In theory when you have the full force of the US Federal Reserve behind a position (in this case, purchasing government bonds), you try to get out of the way. This time, the market’s reaction appears to be one of indigestion – an exit from bonds. This is very interesting and if the trend continues, will have huge ramifications on investor’s calculations as to what exactly constitutes a “risk free rate”.

It is increasingly clear that US government debt is not as “risk free” as people may think, and this risk should be appropriately adjusted in financial calculations.

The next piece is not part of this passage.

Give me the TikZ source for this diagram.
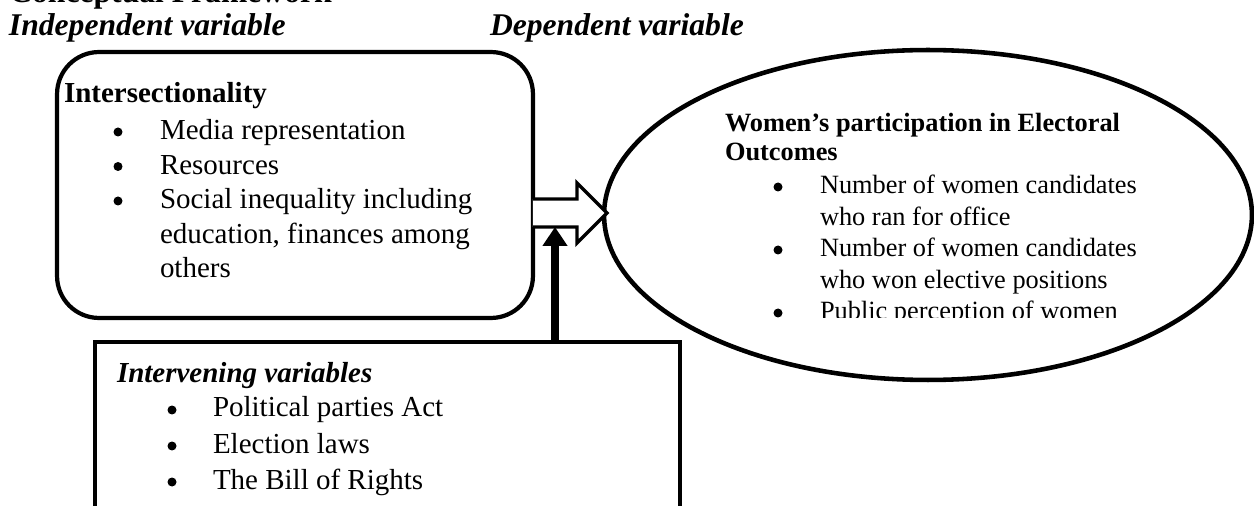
\documentclass[tikz,border=0pt]{standalone}
\usepackage{fontspec}
\setmainfont{Liberation Serif}
\usetikzlibrary{arrows.meta,shapes.geometric}
\begin{document}
\begin{tikzpicture}[x=0.02cm,y=-0.02cm,
  txt/.style={anchor=base west,inner sep=0pt,outer sep=0pt,font=\fontsize{16.5}{19.6}\selectfont},
  etxt/.style={anchor=base west,inner sep=0pt,outer sep=0pt,font=\fontsize{15}{17.6}\selectfont},
  head/.style={anchor=base west,inner sep=0pt,outer sep=0pt,font=\fontsize{18}{21}\selectfont\bfseries\itshape},
  bul/.style={circle,fill=black,inner sep=0pt,minimum size=0.18cm},
  framebox/.style={draw,line width=2.4pt,outer sep=0pt,inner sep=0pt},
  hollow/.style={draw,fill=white,line width=1.9pt,line join=miter},
  varrow/.style={line width=4.8pt,-{Triangle[width=13.6pt,length=10.8pt]}}]
\useasboundingbox (0,0) rectangle (1254,506);
% headings
\node[anchor=base west,inner sep=0pt,font=\fontsize{18}{21}\selectfont\bfseries] (ttl) at (9,3) {Conceptual Framework};
\node[head] (hind) at (9,36) {Independent variable};
\node[head] (hdep) at (490,36) {Dependent variable};
% shapes
\node[framebox,rounded corners=0.84cm,minimum width=9.52cm,minimum height=5.32cm] (ibox) at (295,185) {};
\node[framebox,ellipse,line width=2.6pt,minimum width=12.96cm,minimum height=6.6cm] (el) at (928,215) {};
\node[framebox,rectangle,fill=white,minimum width=11.7cm,minimum height=8cm] (ivar) at (387.5,542) {};
% hollow arrow
\path (ibox.east) ++(0,28) coordinate (hs);
\draw[hollow] (hs) ++(0,-14) -- ++(44,0) -- ++(0,-16) -- ++(30,30) -- ++(-30,30) -- ++(0,-16) -- ++(-44,0) coordinate (hbl);
\path (ivar.north) ++(167.5,0) coordinate (vb);
\draw[varrow] (vb) -- (vb |- hbl);
% independent text
\node[txt,font=\fontsize{16.5}{19.6}\selectfont\bfseries] (t0) at (64,103) {Intersectionality};
\node[bul] (tb1) at (118,132) {};
\node[bul] (tb2) at (118,166.5) {};
\node[bul] (tb3) at (118,201) {};
\node[txt] (t1) at (160,140) {Media representation};
\node[txt] (t2) at (160,174.5) {Resources};
\node[txt] (t3) at (160,209) {Social inequality including};
\node[txt] (t4) at (160,243.5) {education, finances among};
\node[txt] (t5) at (160,278) {others};
% intervening text
\node[txt,font=\fontsize{16.5}{19.6}\selectfont\bfseries\itshape] (v0) at (117,382) {Intervening variables};
\node[bul] (vb1) at (172,410) {};
\node[bul] (vb2) at (172,446) {};
\node[bul] (vb3) at (172,482) {};
\node[txt] (v1) at (213,417) {Political parties Act};
\node[txt] (v2) at (213,453) {Election laws};
\node[txt] (v3) at (213,489) {The Bill of Rights};
% dependent text
\node[etxt,font=\fontsize{15}{17.6}\selectfont\bfseries] (d0) at (725,132) {Women’s participation in Electoral};
\node[etxt,font=\fontsize{15}{17.6}\selectfont\bfseries] (d1) at (725,161) {Outcomes};
\node[bul] (db1) at (778,187) {};
\node[bul] (db2) at (778,250) {};
\node[bul] (db3) at (778,313) {};
\node[etxt] (d2) at (820,194) {Number of women candidates};
\node[etxt] (d3) at (820,225.5) {who ran for office};
\node[etxt] (d4) at (820,257) {Number of women candidates};
\node[etxt] (d5) at (820,288.5) {who won elective positions};
\begin{scope}
\clip (0,0) rectangle (1254,318);
\node[etxt] (d6) at (820,320) {Public perception of women};
\end{scope}
\end{tikzpicture}
\end{document}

The easiest way for an investor to directly take a stake in this (other than buying or shorting treasury futures, which is a relatively trivial transaction to perform) is to buy or sell units in NYSE: TLT, which is an ETF that contains long-dated treasury instruments of 20 years and above. TLT is down about 8% from two months ago, when US Treasury bonds were trading at a local minimum of 3.5%. During the pits of the economic crisis, the US Treasury bond traded as high as 2.5% as investors dove for the safest haven.

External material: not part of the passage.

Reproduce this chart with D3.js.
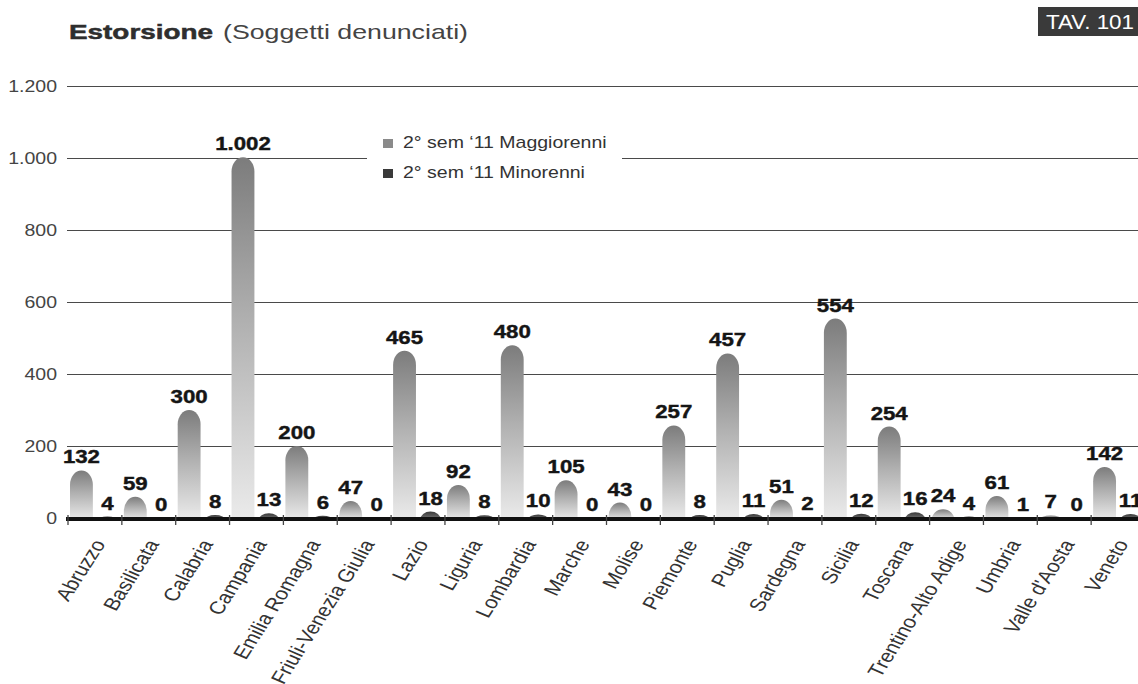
<!DOCTYPE html>
<html>
<head>
<meta charset="utf-8">
<script src="https://cdn.jsdelivr.net/npm/d3@7"></script>
<style>
  html, body { margin: 0; padding: 0; background: #ffffff; }
  svg { display: block; font-family: "Liberation Sans", Arial, sans-serif; }
</style>
</head>
<body>
<svg id="chart" width="1138" height="684"></svg>
<script>
// ---- data ----
const categories = ["Abruzzo", "Basilicata", "Calabria", "Campania", "Emilia Romagna",
  "Friuli-Venezia Giulia", "Lazio", "Liguria", "Lombardia", "Marche", "Molise",
  "Piemonte", "Puglia", "Sardegna", "Sicilia", "Toscana", "Trentino-Alto Adige",
  "Umbria", "Valle d'Aosta", "Veneto"];
const maggiorenni = [132, 59, 300, 1002, 200, 47, 465, 92, 480, 105, 43, 257, 457, 51, 554, 254, 24, 61, 7, 142];
const minorenni   = [4, 0, 8, 13, 6, 0, 18, 8, 10, 0, 0, 8, 11, 2, 12, 16, 4, 1, 0, 11];
const seriesNames = ["2° sem ‘11 Maggiorenni", "2° sem ‘11 Minorenni"];
const yTicks = [0, 200, 400, 600, 800, 1000, 1200];
const titleBold = "Estorsione";
const titleRest = "(Soggetti denunciati)";
const tavLabel = "TAV. 101";

// ---- setup ----
const svg = d3.select("#chart");
const W = 1138;
const itLocale = d3.formatLocale({decimal: ",", thousands: ".", grouping: [3], currency: ["€", ""]});
const fmt = itLocale.format(",d");
const SX = 1.22; // horizontal text stretch of the original

const y = d3.scaleLinear().domain([0, 1200]).range([518, 86]);
const x = d3.scaleBand().domain(categories).range([68, 68 + 20 * 53.85]).padding(0);
const xSub = d3.scaleBand().domain(["maj", "min"]).range([2, x.bandwidth() - 3]).paddingInner(0.12);

// gradients
const defs = svg.append("defs");
function grad(id, stops) {
  const g = defs.append("linearGradient").attr("id", id)
    .attr("x1", 0).attr("y1", 0).attr("x2", 0).attr("y2", 1);
  stops.forEach(s => g.append("stop").attr("offset", s[0]).attr("stop-color", s[1]));
}
grad("gMaj", [[0, "#7c7c7c"], [0.45, "#b0b0b0"], [1, "#ebebeb"]]);
grad("gMin", [[0, "#3a3a3a"], [1, "#7a7a7a"]]);

// ---- title ----
svg.append("text").attr("x", 69).attr("y", 39)
  .attr("font-size", 21).attr("font-weight", "bold").attr("fill", "#2e2e2e")
  .attr("stroke", "#2e2e2e").attr("stroke-width", 0.5)
  .attr("textLength", 144).attr("lengthAdjust", "spacingAndGlyphs")
  .text(titleBold);
svg.append("text").attr("x", 223).attr("y", 39)
  .attr("font-size", 21).attr("fill", "#444")
  .attr("textLength", 245).attr("lengthAdjust", "spacingAndGlyphs")
  .text(titleRest);

// TAV box
svg.append("rect").attr("x", 1038).attr("y", 7).attr("width", W - 1038).attr("height", 29).attr("fill", "#3a3a3a");
svg.append("text").attr("x", 1046).attr("y", 29).attr("font-size", 20).attr("fill", "#fff")
  .attr("textLength", 88).attr("lengthAdjust", "spacingAndGlyphs").text(tavLabel);

// ---- grid + y labels ----
const grid = svg.append("g");
yTicks.filter(t => t > 0).forEach(t => {
  grid.append("line").attr("x1", 67).attr("x2", W).attr("y1", y(t) + 0.5).attr("y2", y(t) + 0.5)
    .attr("stroke", "#4a4a4a").attr("stroke-width", 1.2);
});
yTicks.forEach(t => {
  svg.append("g").attr("transform", `translate(57,${y(t)}) scale(${SX},1)`)
    .append("text").attr("text-anchor", "end").attr("dy", "0.36em")
    .attr("font-size", 16).attr("fill", "#444").text(fmt(t));
});

// ---- legend (white box interrupting the grid) ----
const lg = svg.append("g");
lg.append("rect").attr("x", 367).attr("y", 128).attr("width", 255).attr("height", 62).attr("fill", "#fff");
const legColors = ["#8a8a8a", "#3a3a3a"];
seriesNames.forEach((n, i) => {
  const ly = 148 + i * 30;
  lg.append("rect").attr("x", 383).attr("y", ly - 9).attr("width", 10).attr("height", 9).attr("fill", legColors[i]);
  lg.append("g").attr("transform", `translate(403,${ly}) scale(1.22,1)`)
    .append("text").attr("font-size", 16).attr("fill", "#333").text(n);
});

// ---- bars ----
function barPath(x0, w, v) {
  const yb = y(0) + 2;
  const yt = y(v);
  const h = yb - yt;
  const r = w / 2;
  const ry = Math.min(r * 1.25, h);
  return `M${x0},${yb} L${x0},${yt + ry} A${r},${ry} 0 0 1 ${x0 + w},${yt + ry} L${x0 + w},${yb} Z`;
}
const bars = svg.append("g");
categories.forEach((c, i) => {
  const bx = x(c);
  const vMaj = maggiorenni[i], vMin = minorenni[i];
  if (vMaj > 0) bars.append("path").attr("d", barPath(bx + xSub("maj"), xSub.bandwidth(), vMaj)).attr("fill", "url(#gMaj)");
  if (vMin > 0) bars.append("path").attr("d", barPath(bx + xSub("min") + 1, xSub.bandwidth() - 2, vMin)).attr("fill", "url(#gMin)");
});

// ---- baseline + ticks ----
svg.append("line").attr("x1", 66).attr("x2", W).attr("y1", y(0) + 1).attr("y2", y(0) + 1)
  .attr("stroke", "#111").attr("stroke-width", 4);
categories.forEach((c, i) => {
  const tx = x(c);
  svg.append("line").attr("x1", tx).attr("x2", tx).attr("y1", y(0) - 3).attr("y2", y(0) + 7)
    .attr("stroke", "#444").attr("stroke-width", 1.3);
});

// ---- value labels ----
const lbl = svg.append("g");
categories.forEach((c, i) => {
  const bx = x(c);
  [["maj", maggiorenni[i]], ["min", minorenni[i]]].forEach(([k, v]) => {
    const cx = bx + xSub(k) + xSub.bandwidth() / 2;
    lbl.append("g").attr("transform", `translate(${cx},${y(v) - 7}) scale(1.27,1)`)
      .append("text").attr("text-anchor", "middle").attr("font-size", 17.5).attr("font-weight", "bold")
      .attr("fill", "#151515").attr("stroke", "#151515").attr("stroke-width", 0.4).text(fmt(v));
  });
});

// ---- category labels ----
categories.forEach(c => {
  const cx = x(c) + x.bandwidth() / 2 + 11;
  svg.append("g").attr("transform", `translate(${cx},544) scale(${SX},1) rotate(-62)`)
    .append("text").attr("text-anchor", "end").attr("font-size", 18).attr("fill", "#333").text(c);
});
</script>
</body>
</html>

A question in the financial markets should now be – exactly how safe is the “safest haven”? If the answer is anything other than US government debt, this would explain the currency exodus.

As a comparison, Canadian long term benchmark yields have generally gravitated down from August – reaching a high of 3.72% in August, and currently trading at 3.45%, and a low of 3.33% seen in late September. Clearly, the crisis hitting the US bond market is not hitting the Canadian bond market, at present.

My perception is that if this is the beginning of a “run” on US long term debt, there will be huge financial ripples in the US marketplace – for example, what do you do when you see a corporate long-term bond trading at a yield of 7%, when the 30-year US government debt is trading at the same yield? We are not there yet, but rising US government bond yields will crush the corporate debt market window that is currently open.

Watch out, because I suspect things are getting exciting again.